- **What this task involves**:
Set down the data below from its first line to the line holding "import plotly.graph_objects as go", inclusive; omit all pictures.

- **Data provided**:
-- Start --

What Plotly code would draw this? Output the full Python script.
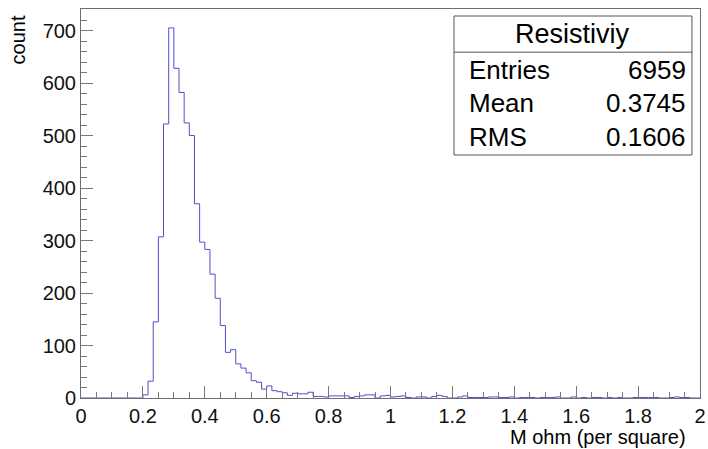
import numpy as np
import plotly.graph_objects as go

# ---- data ----
hist_name = "Resistiviy"
x_title = "M ohm (per square)"
y_title = "count"
x_min, x_max, n_bins = 0.0, 2.0, 120
counts = [
    0, 0, 0, 0, 0, 0, 0, 0, 0, 0, 0, 0,
    6, 32, 145, 307, 522, 705, 628, 582, 524, 500, 370, 297, 283, 236, 190, 138,
    87, 92, 65, 57, 48, 33, 30, 17, 23, 14, 12, 10, 5, 9, 8, 8, 11, 3, 3, 2, 4, 4, 4,
    4, 1, 3, 4, 6, 6, 0, 4, 5, 2, 3, 4, 1, 0, 2, 2, 0, 3, 5,
    3, 0, 0, 2, 4, 1, 1, 1, 1, 2, 2, 1, 1, 2, 0, 1, 1,
    1, 0, 1, 1, 1, 2, 0, 0, 2, 0, 1, 0, 1, 1, 0, 1, 0, 1,
    0, 0, 1, 1, 1, 1, 1, 0, 0, 1, 2, 1, 1, 0, 0,
]
stat_labels = ["Entries", "Mean", "RMS"]
stat_values = ["6959", "0.3745", "0.1606"]
x_ticks = [0, 0.2, 0.4, 0.6, 0.8, 1, 1.2, 1.4, 1.6, 1.8, 2]
x_tick_text = ["0", "0.2", "0.4", "0.6", "0.8", "1", "1.2", "1.4", "1.6", "1.8", "2"]
y_ticks = [0, 100, 200, 300, 400, 500, 600, 700]

edges = np.linspace(x_min, x_max, n_bins + 1)
ys = list(counts) + [counts[-1]]

FONT = "Liberation Sans, Arial, Helvetica, sans-serif"
fig = go.Figure()
fig.add_trace(go.Scatter(
    x=edges, y=ys, mode="lines", line=dict(color="#4f4fcf", width=1, shape="hv"),
    hoverinfo="skip", showlegend=False,
))

axis_common = dict(
    showgrid=False, zeroline=False, showline=True, linecolor="#6e6e6e", linewidth=1,
    mirror=True, ticks="inside", tickcolor="#7a7a7a", tickwidth=1, automargin=False,
    tickfont=dict(family=FONT, size=20, color="#111"),
)
fig.update_xaxes(
    range=[x_min, x_max], tickmode="array", tickvals=x_ticks, ticktext=x_tick_text,
    ticklen=12, minor=dict(dtick=0.05, ticklen=6, ticks="inside", tickcolor="#7a7a7a", showgrid=False),
    **axis_common,
)
fig.update_yaxes(
    range=[0, 741], tickmode="array", tickvals=y_ticks, ticklen=12,
    minor=dict(dtick=20, ticklen=6, ticks="inside", tickcolor="#7a7a7a", showgrid=False),
    **axis_common,
)

# stats box
bx0, bx1, by0, by1, bdiv = 0.6026, 0.987, 0.6247, 0.982, 0.889
fig.add_shape(type="rect", xref="paper", yref="paper", x0=bx0, x1=bx1, y0=by0, y1=by1,
              line=dict(color="#555", width=1), fillcolor="white", layer="above")
fig.add_shape(type="line", xref="paper", yref="paper", x0=bx0, x1=bx1, y0=bdiv, y1=bdiv,
              line=dict(color="#555", width=1), layer="above")
fig.add_annotation(xref="paper", yref="paper", x=(bx0 + bx1) / 2, y=0.936, text=hist_name,
                   showarrow=False, font=dict(family=FONT, size=27, color="#000"),
                   xanchor="center", yanchor="middle")
row_y = [0.843, 0.758, 0.671]
for lab, val, yy in zip(stat_labels, stat_values, row_y):
    fig.add_annotation(xref="paper", yref="paper", x=0.6236, y=yy, text=lab, showarrow=False,
                       font=dict(family=FONT, size=26, color="#000"), xanchor="left", yanchor="middle")
    fig.add_annotation(xref="paper", yref="paper", x=0.9806, y=yy, text=val, showarrow=False,
                       font=dict(family=FONT, size=26, color="#000"), xanchor="right", yanchor="middle")

# axis titles (ROOT style: right/top aligned)
fig.add_annotation(xref="paper", yref="paper", x=0.9806, y=-0.10, text=x_title, showarrow=False,
                   font=dict(family=FONT, size=20, color="#000"), xanchor="right", yanchor="middle")
fig.add_annotation(xref="paper", yref="paper", x=-0.1018, y=0.99, text=y_title,
                   showarrow=False, textangle=-90,
                   font=dict(family=FONT, size=20, color="#000"), xanchor="center", yanchor="top")

fig.update_layout(
    width=708, height=449, margin=dict(l=81, r=8, t=9, b=51),
    paper_bgcolor="white", plot_bgcolor="white",
)
fig.write_html("out.html", post_script="document.body.style.margin='0';",
               config={"displayModeBar": False})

-- End --

- **Written answer**:
What Plotly code would draw this? Output the full Python script.
import numpy as np
import plotly.graph_objects as go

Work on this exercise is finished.